Referring to the non residential Day Use Programs at the HSC and the long-term homelessness of many of the people who use these programs, Robinson wonders at what point the city can admit that some programs are not working to move people out of homelessness, and that it has been consequentially “enabling” a dependence on those services.
“We need to have that conversation,” Robinson says. “Is it two years, five years, a decade? At what point do you say the system is not working … that the status quo is not delivering the desired outcomes, but supporting a comfort zone that for some goes on indefinitely?”
Councilmember Don Lane, however, worries that effective programs could be harmed in this process.
“I’m not a defender of the status quo,” says Lane, “but I get nervous when people take the ‘pull the rug out from under the entire operation’ approach.

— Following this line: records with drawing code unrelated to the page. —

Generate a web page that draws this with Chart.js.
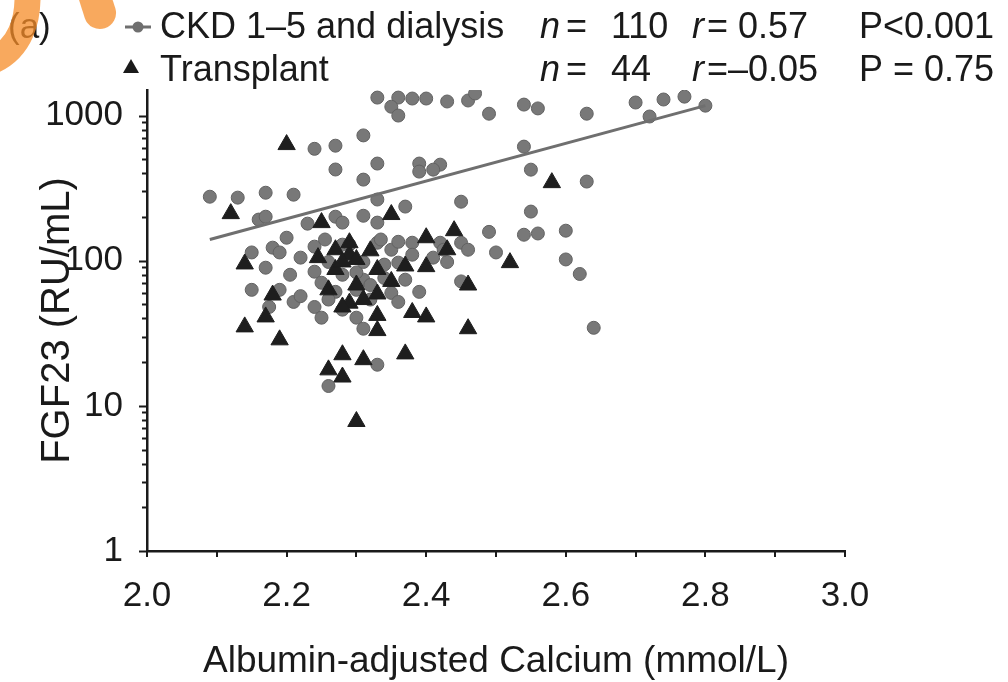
<!DOCTYPE html>
<html>
<head>
<meta charset="utf-8">
<script src="https://cdn.jsdelivr.net/npm/chart.js@4.4.0/dist/chart.umd.min.js"></script>
<style>
html, body { margin: 0; padding: 0; background: #fff; }
#wrap { position: relative; width: 1008px; height: 682px; }
</style>
</head>
<body>
<div id="wrap"><canvas id="fgfChart" width="1008" height="682"></canvas></div>
<script>
// CKD 1-5 and dialysis (grey circles)
var ckdCalcium = [2.33, 2.36, 2.35, 2.36, 2.38, 2.40, 2.43, 2.46, 2.47, 2.49, 2.54, 2.56, 2.63, 2.70, 2.74, 2.77, 2.72, 2.80,
    2.31, 2.24, 2.27, 2.27, 2.33, 2.31, 2.39, 2.42, 2.41, 2.39, 2.54, 2.55, 2.63,
    2.09, 2.13, 2.17, 2.21, 2.33, 2.37, 2.45, 2.55,
    2.16, 2.17, 2.23, 2.27, 2.28, 2.31, 2.33,
    2.49, 2.54, 2.56, 2.60, 2.45, 2.43, 2.50, 2.60, 2.62, 2.45, 2.64,
    2.15, 2.18, 2.19, 2.17, 2.24, 2.24, 2.33, 2.35, 2.36, 2.38, 2.42, 2.425, 2.36, 2.34, 2.31, 2.30, 2.25,
    2.19, 2.21, 2.22, 2.175, 2.24, 2.25, 2.35, 2.36, 2.31, 2.33, 2.26,
    2.28, 2.29, 2.26, 2.28, 2.31, 2.30, 2.27, 2.32, 2.34, 2.29, 2.255, 2.37, 2.38, 2.32, 2.28, 2.26,
    2.22, 2.205, 2.39, 2.41, 2.46, 2.335, 2.20, 2.15, 2.30];
var ckdFgf23 = [1330, 1330, 1150, 1000, 1310, 1310, 1250, 1270, 1420, 1030, 1190, 1120, 1030, 1230, 1290, 1350, 985, 1170,
    730, 590, 620, 425, 467, 362, 467, 459, 424, 411, 611, 424, 351,
    276, 272, 294, 285, 264, 236, 255, 218,
    192, 201, 180, 201, 183, 204, 183,
    158, 151, 154, 161, 133, 98, 114, 102, 81, 72, 34.5,
    114, 123, 114, 89.5, 125, 84, 133, 119, 135, 133, 133, 119, 97, 76, 74, 83, 70.5,
    63, 52, 57, 48, 48, 40.5, 60, 52, 34, 19.2, 13.7,
    129, 105, 98, 80, 98, 63, 61, 68, 94, 129, 140, 74, 110, 54, 46, 54,
    105, 80, 61, 105, 119, 140, 144, 63, 40.5];

// Transplant (black triangles)
var txCalcium = [2.20, 2.58, 2.12, 2.25, 2.35, 2.14, 2.27, 2.29, 2.30, 2.32, 2.33, 2.27, 2.40, 2.44, 2.43,
    2.37, 2.40, 2.52, 2.46, 2.26, 2.18, 2.29, 2.31, 2.33, 2.17, 2.14, 2.33, 2.38, 2.40, 2.33,
    2.19, 2.46, 2.28, 2.31, 2.26, 2.28, 2.37, 2.30, 2.28, 2.29, 2.28, 2.30, 2.245, 2.35];
var txFgf23 = [631, 345, 211, 183, 208, 95, 119, 110, 102, 117, 87, 87, 144, 161, 119,
    92, 91, 97, 68, 63, 58, 51, 54, 59, 41, 35, 42, 44, 41, 33,
    28.5, 34, 22.5, 20.8, 17.7, 15.8, 22.8, 7.8, 98, 133, 48, 68, 105, 72];

// regression line for CKD group
var fitCalcium = [2.09, 2.80];
var fitFgf23 = [140, 1170];

var xLabelValues = [2.0, 2.2, 2.4, 2.6, 2.8, 3.0];
var yLabelValues = [1, 10, 100, 1000];

var fontFamily = "'Liberation Sans', Arial, sans-serif";
var inkColor = '#1a1a1a';

function toPoints(xs, ys) {
    return xs.map(function (x, i) { return { x: x, y: ys[i] }; });
}

// axis tick marks: long at labelled values, short in between
var tickMarks = {
    id: 'tickMarks',
    afterDraw: function (chart) {
        var ctx = chart.ctx;
        var xs = chart.scales.x, ys = chart.scales.y;
        var x0 = xs.getPixelForValue(2.0), y0 = ys.getPixelForValue(1);
        ctx.save();
        ctx.strokeStyle = inkColor;
        ctx.lineWidth = 2;
        ctx.beginPath();
        for (var d = 1; d <= 1000; d *= 10) {
            for (var m = 1; m <= 9; m++) {
                var v = d * m;
                if (v > 1500) break;
                var py = Math.round(ys.getPixelForValue(v)) + 0.5;
                var len = (m === 1) ? 8 : 5;
                ctx.moveTo(x0, py);
                ctx.lineTo(x0 - len, py);
            }
        }
        for (var k = 0; k <= 10; k++) {
            var px = Math.round(xs.getPixelForValue(2 + k / 10));
            ctx.moveTo(px, y0);
            ctx.lineTo(px, y0 + 6);
        }
        ctx.stroke();
        ctx.restore();
    }
};

// legend block, statistics and the panel letter
var legendBlock = {
    id: 'legendBlock',
    afterDraw: function (chart) {
        var ctx = chart.ctx;
        var normal = '36px ' + fontFamily;
        var italic = 'italic 36px ' + fontFamily;
        ctx.save();
        ctx.fillStyle = inkColor;
        ctx.textBaseline = 'alphabetic';
        ctx.textAlign = 'left';

        ctx.font = '35px ' + fontFamily;
        ctx.fillText('(a)', 8, 38);

        // circle symbol with line
        ctx.strokeStyle = '#6f6f6f';
        ctx.lineWidth = 3;
        ctx.beginPath();
        ctx.moveTo(125, 27);
        ctx.lineTo(151, 27);
        ctx.stroke();
        ctx.fillStyle = '#6f6f6f';
        ctx.beginPath();
        ctx.arc(138, 27, 5.5, 0, Math.PI * 2);
        ctx.fill();

        // triangle symbol
        ctx.fillStyle = '#1a1a1a';
        ctx.beginPath();
        ctx.moveTo(131, 59);
        ctx.lineTo(139, 73);
        ctx.lineTo(123, 73);
        ctx.closePath();
        ctx.fill();

        ctx.fillStyle = inkColor;
        ctx.font = normal;
        ctx.fillText('CKD 1\u20135 and dialysis', 160, 38);
        ctx.fillText('Transplant', 160, 81);

        var rows = [
            { y: 38, n: '110', r: '= 0.57', p: 'P<0.001' },
            { y: 81, n: '44', r: '=\u20130.05', p: 'P = 0.75' }
        ];
        rows.forEach(function (row) {
            ctx.font = italic;
            ctx.fillText('n', 540, row.y);
            ctx.fillText('r', 692, row.y);
            ctx.font = normal;
            ctx.fillText('=', 566, row.y);
            ctx.fillText(row.n, 611, row.y);
            ctx.fillText(row.r, 707, row.y);
            ctx.fillText(row.p, 859, row.y);
        });

        // orange marks over the corner
        ctx.strokeStyle = 'rgba(246, 140, 40, 0.75)';
        ctx.lineCap = 'round';
        ctx.lineWidth = 26;
        ctx.beginPath();
        ctx.moveTo(27, -14);
        ctx.bezierCurveTo(30, 20, 20, 50, -10, 62);
        ctx.stroke();
        ctx.lineWidth = 32;
        ctx.beginPath();
        ctx.moveTo(92, -12);
        ctx.lineTo(100, 13);
        ctx.stroke();
        ctx.restore();
    }
};

var ctx = document.getElementById('fgfChart').getContext('2d');
var chartInstance = new Chart(ctx, {
    type: 'scatter',
    data: {
        datasets: [{
            label: 'Regression',
            data: toPoints(fitCalcium, fitFgf23),
            showLine: true,
            borderColor: '#6f6f6f',
            borderWidth: 3,
            pointRadius: 0,
            order: 0
        }, {
            label: 'CKD 1\u20135 and dialysis',
            data: toPoints(ckdCalcium, ckdFgf23),
            pointStyle: 'circle',
            pointRadius: 6.5,
            backgroundColor: '#787878',
            borderColor: '#626262',
            borderWidth: 1,
            order: 2
        }, {
            label: 'Transplant',
            data: toPoints(txCalcium, txFgf23),
            pointStyle: 'triangle',
            pointRadius: 10,
            backgroundColor: '#1e1e1e',
            borderColor: '#1e1e1e',
            borderWidth: 1,
            order: 1
        }]
    },
    options: {
        responsive: false,
        animation: false,
        devicePixelRatio: 1,
        layout: { padding: { top: 90, right: 163, left: 0, bottom: 0 } },
        plugins: {
            legend: { display: false },
            tooltip: { enabled: false }
        },
        scales: {
            x: {
                type: 'linear',
                min: 2.0,
                max: 3.0,
                afterBuildTicks: function (scale) {
                    scale.ticks = xLabelValues.map(function (v) { return { value: v }; });
                },
                afterFit: function (scale) { scale.height = 131; },
                grid: { display: false, drawTicks: false },
                border: { display: true, color: inkColor, width: 2.5 },
                ticks: {
                    padding: 24,
                    color: inkColor,
                    font: { family: fontFamily, size: 35 },
                    maxRotation: 0,
                    autoSkip: false,
                    callback: function (value) { return Number(value).toFixed(1); }
                },
                title: {
                    display: true,
                    text: 'Albumin-adjusted Calcium (mmol/L)',
                    color: inkColor,
                    font: { family: fontFamily, size: 37 },
                    padding: { top: 0, bottom: -2 }
                }
            },
            y: {
                type: 'logarithmic',
                min: 1,
                max: 1500,
                afterBuildTicks: function (scale) {
                    scale.ticks = yLabelValues.map(function (v) { return { value: v }; });
                },
                afterFit: function (scale) { scale.width = 147; },
                grid: { display: false, drawTicks: false },
                border: { display: true, color: inkColor, width: 2.5 },
                ticks: {
                    padding: 24,
                    color: inkColor,
                    font: { family: fontFamily, size: 35 },
                    autoSkip: false,
                    callback: function (value) { return String(value); }
                },
                title: {
                    display: true,
                    text: 'FGF23 (RU/mL)',
                    color: inkColor,
                    font: { family: fontFamily, size: 40 },
                    padding: { top: 34, bottom: 0 }
                }
            }
        }
    },
    plugins: [tickMarks, legendBlock]
});
</script>
</body>
</html>
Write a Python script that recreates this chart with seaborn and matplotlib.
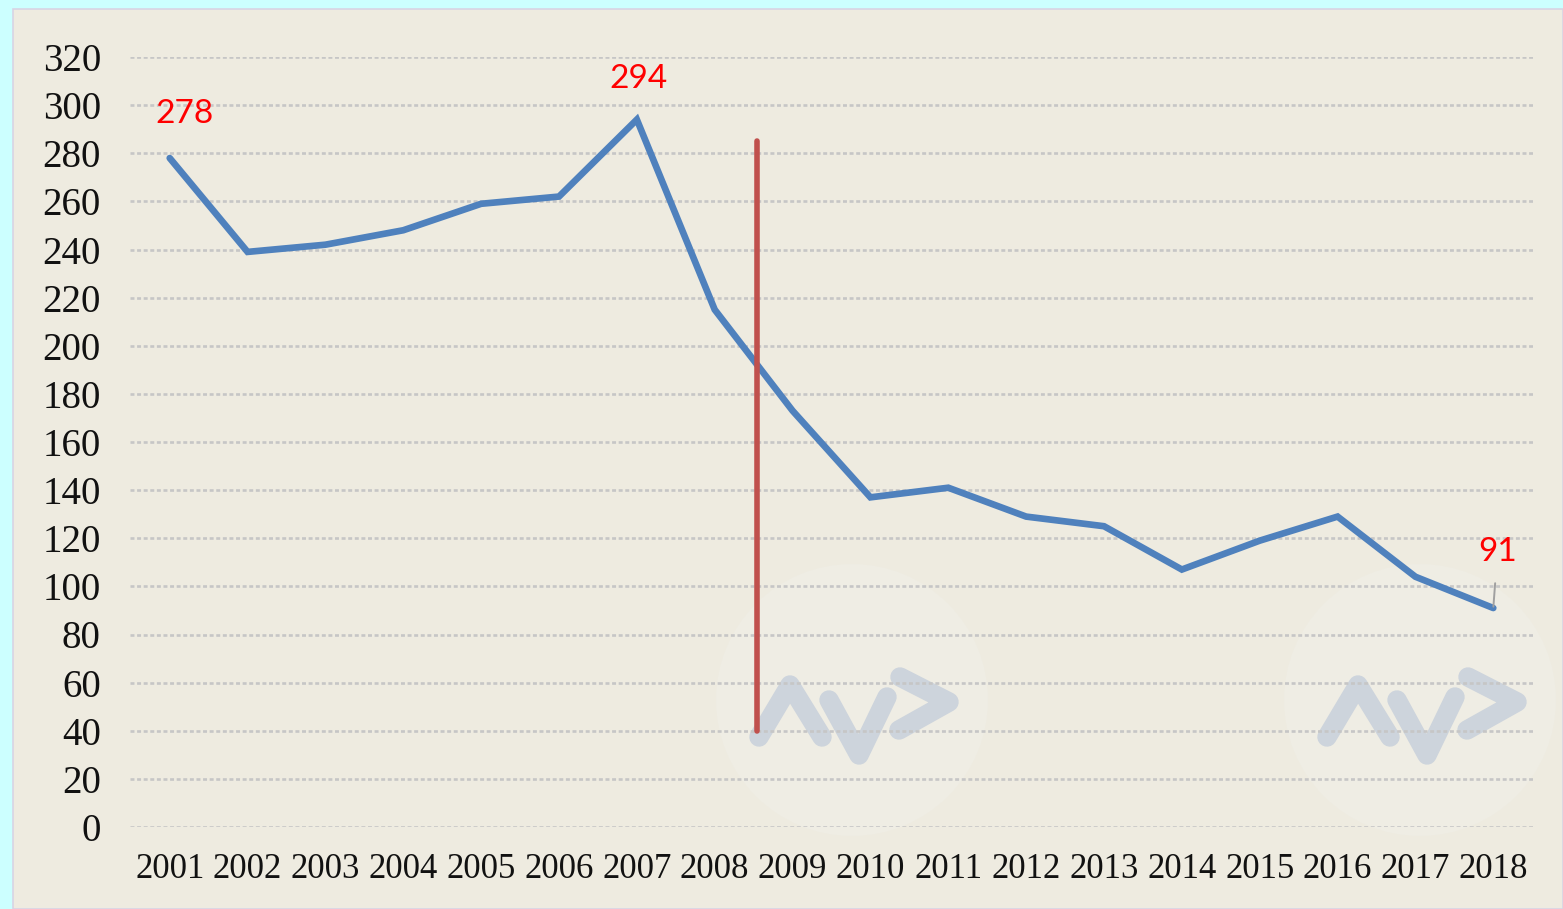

Yes, there are flaws and inefficient use of resources, [but they go] right along with very effective programs that are working, like our family shelter.”
While Lane says he has supported the “tough love” policies of the city over the last several years (meaning homeless camp eradications, enforcement of the sleeping ban and holding people accountable, which has drawn fire from many homeless advocates), he questions where the ”love” part of that policy is—which he says would be programs that will provide real pathways out of homelessness. Lane advocates for evidenced-based, “smart solutions” that have proven to work in other cities to reduce homelessness, such as the 180/180 Campaign.
“The only thing worse than not solving a problem is addressing the wrong problem—that can often make the real problem worse,” says Claudia Brown, board chair of the HSC. “If we can begin with fact-based definition of the problem, and couple that with tested, evidence-based solutions, then we might make some progress. If we don’t start with facts, and don’t borrow from the proven experience of others, then we’re just spinning our wheels.”